Bella Hadid added to the discussion by addressing the issue on Instagram. Responding to a clip that highlighted the lack of diversity, she wrote that she was “shocked people actually support this company still. It’s embarrassing. Models/stylists/casting the whole damn thing.” She didn’t stop there. In a follow-up comment, she wrote “beeeeen cancelled… years of racism, sexism, bigotry, xenophobia.. how are we shocked still?”
Her comments quickly spread across social platforms, reigniting wider debates within the fashion industry about diversity, responsibility, and what accountability should look like in the luxury space.
FW26 made one thing clear—for many consumers, clothes and designs alone are no longer enough. The audience is increasingly willing to interrogate who makes the clothes, what they stand for, and whether a brand’s values align with its image.

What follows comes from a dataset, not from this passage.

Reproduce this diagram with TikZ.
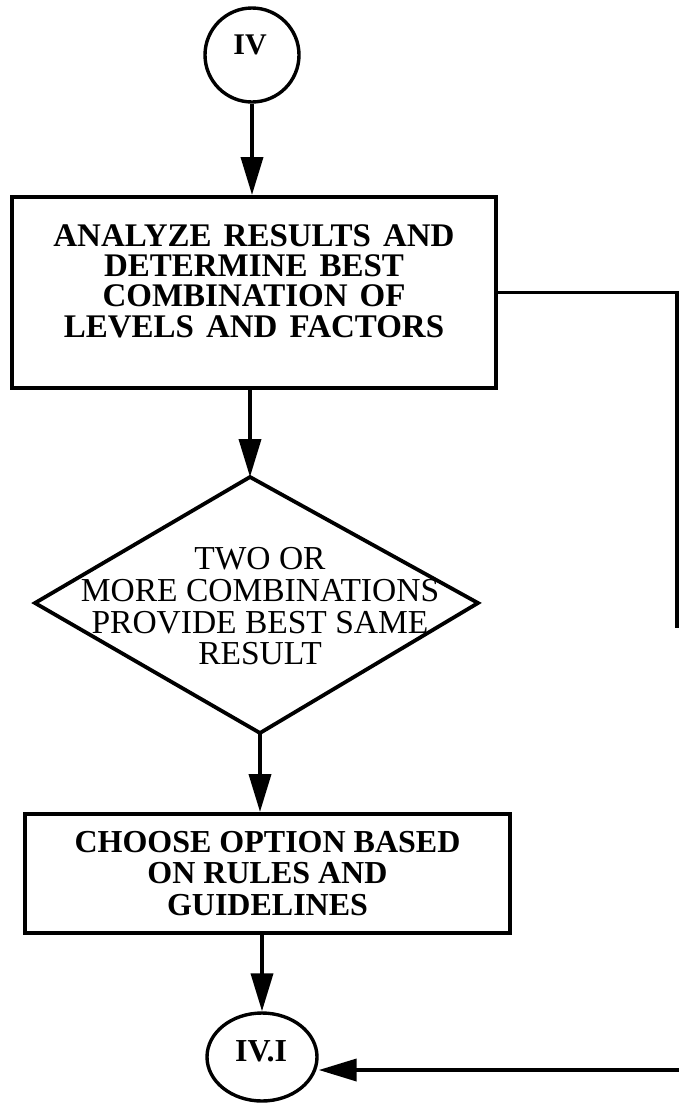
\documentclass[tikz,border=0pt]{standalone}
\usepackage{fontspec}
\setmainfont{Liberation Serif}
\usetikzlibrary{arrows.meta,shapes.geometric}
\newcommand{\widespaces}{\spaceskip=12pt\relax}
\begin{document}
\begin{tikzpicture}[x=1pt,y=-1pt,
  line/.style={line width=3.8pt},
  arr/.style={line width=3.8pt, -{Triangle[length=38pt,width=22pt]}},
  boxnode/.style={draw, line width=4pt, rectangle, inner sep=0pt},
  btext/.style={font=\bfseries\fontsize{33}{30.3}\selectfont, align=center, inner sep=0pt},
  dtext/.style={font=\fontsize{33.5}{31.7}\selectfont, align=center, inner sep=0pt},
  ctext/.style={font=\bfseries\fontsize{30}{30}\selectfont, inner sep=0pt},
  conn/.style={draw, line width=3.4pt, inner sep=0pt}
]
\useasboundingbox (0,0) rectangle (679,1106);

% connector IV at the top
\node[conn, circle, minimum size=94pt] (c4) at (252,55) {};
\node[ctext] (c4t) at (250,45) {IV};

% analysis box
\node[boxnode, minimum width=484pt, minimum height=191pt] (b1) at (254,292.5) {};
\node[btext] (b1t) at (254,281) {\widespaces ANALYZE RESULTS AND\\\widespaces DETERMINE BEST\\\widespaces COMBINATION OF\\\widespaces LEVELS AND FACTORS};

% decision diamond
\coordinate (dT) at (250,477);
\coordinate (dR) at (478,603);
\coordinate (dB) at (260,733);
\coordinate (dL) at (35,603);
\draw[line] (dT) -- (dR) -- (dB) -- (dL) -- cycle;
\node[dtext] (dt) at (260,606.5) {TWO OR\\MORE COMBINATIONS\\PROVIDE BEST SAME\\RESULT};

% choice box
\node[boxnode, minimum width=485pt, minimum height=119pt, btext, font=\bfseries\fontsize{32}{31.5}\selectfont] (b2) at (267.5,873.5) {CHOOSE OPTION BASED\\ON RULES AND\\GUIDELINES};

% connector IV.I at the bottom
\node[conn, ellipse, minimum width=110pt, minimum height=88pt] (iv1) at (262,1057) {};
\node[ctext, font=\bfseries\fontsize{32}{32}\selectfont] (iv1t) at (261,1051) {IV.I};

% main flow
\draw[arr] (c4.south) -- (c4.south |- b1.north);
\draw[arr] (dT |- b1.south) -- (dT);
\draw[arr] (dB) -- (dB |- b2.north);
\draw[arr] (iv1.north |- b2.south) -- (iv1.north);

% bypass path along the right edge
\coordinate (fbTurn) at (677,292.5);
\coordinate (fbEnd) at (677,628);
\coordinate (fbIn) at (682,1070);
\draw[line] (b1.east) -- (fbTurn) -- (fbEnd);
\draw[arr] (fbIn) -- (fbIn -| iv1.east);
\end{tikzpicture}
\end{document}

3. Setchu reimagines arctic menswear
This season’s Milan runways weren’t all about heritage giants. Setchu, the line by Japanese designer Satoshi Kuwata, quietly became one of the most talked-about newcomers this season. He showed his Fall/Winter 2026 collection in his new Milan studio, a serene, light‑filled space that felt more like a craftsman’s atelier than a traditional runway.
The biggest spark in Kuwata’s work came from his inspiration in Greenland. After a formative trip to that stark, elemental landscape, he took traditional ideas of Arctic survival gear—clothing designed to protect against extreme cold—and translated them into pieces that feel both functional and poetic. Overcoats, puffers, and layered outerwear carried an architectural energy, with structural pleating and volume that seemed to echo natural forms like mountains and valleys.
What makes this collection genuinely lovable is how Satoshi Kuwata played with structural folds, layered silhouettes, and modular pieces that could transform on the spot, like jackets that became bags.
4. Impeccable layering at Ralph Lauren
Ralph Lauren once again impressed with classic menswear, but in this season, layering stole the spotlight. The runway blended heritage and modernity by stacking knitwear under outerwear, work‑wear staples over tailored pieces, and sportier polo‑inspired layers alongside Purple Label’s suiting precision.
Knits and rugby‑striped sweaters draped under quilted jackets and flannel overshirts, while Alpine boots and utility outerwear gave texture and depth to looks that might otherwise read too classic. Meanwhile, cashmere sport coats and velvet blazers from Purple Label sat comfortably atop more casual bases, showing that Lauren’s dual identity thrives when pieces are stacked thoughtfully rather than just piled on.
Indeed, the show was a masterclass in thoughtful styling—teaching us how texture, proportion, and juxtaposition can transform classic menswear into something dynamic and expressive.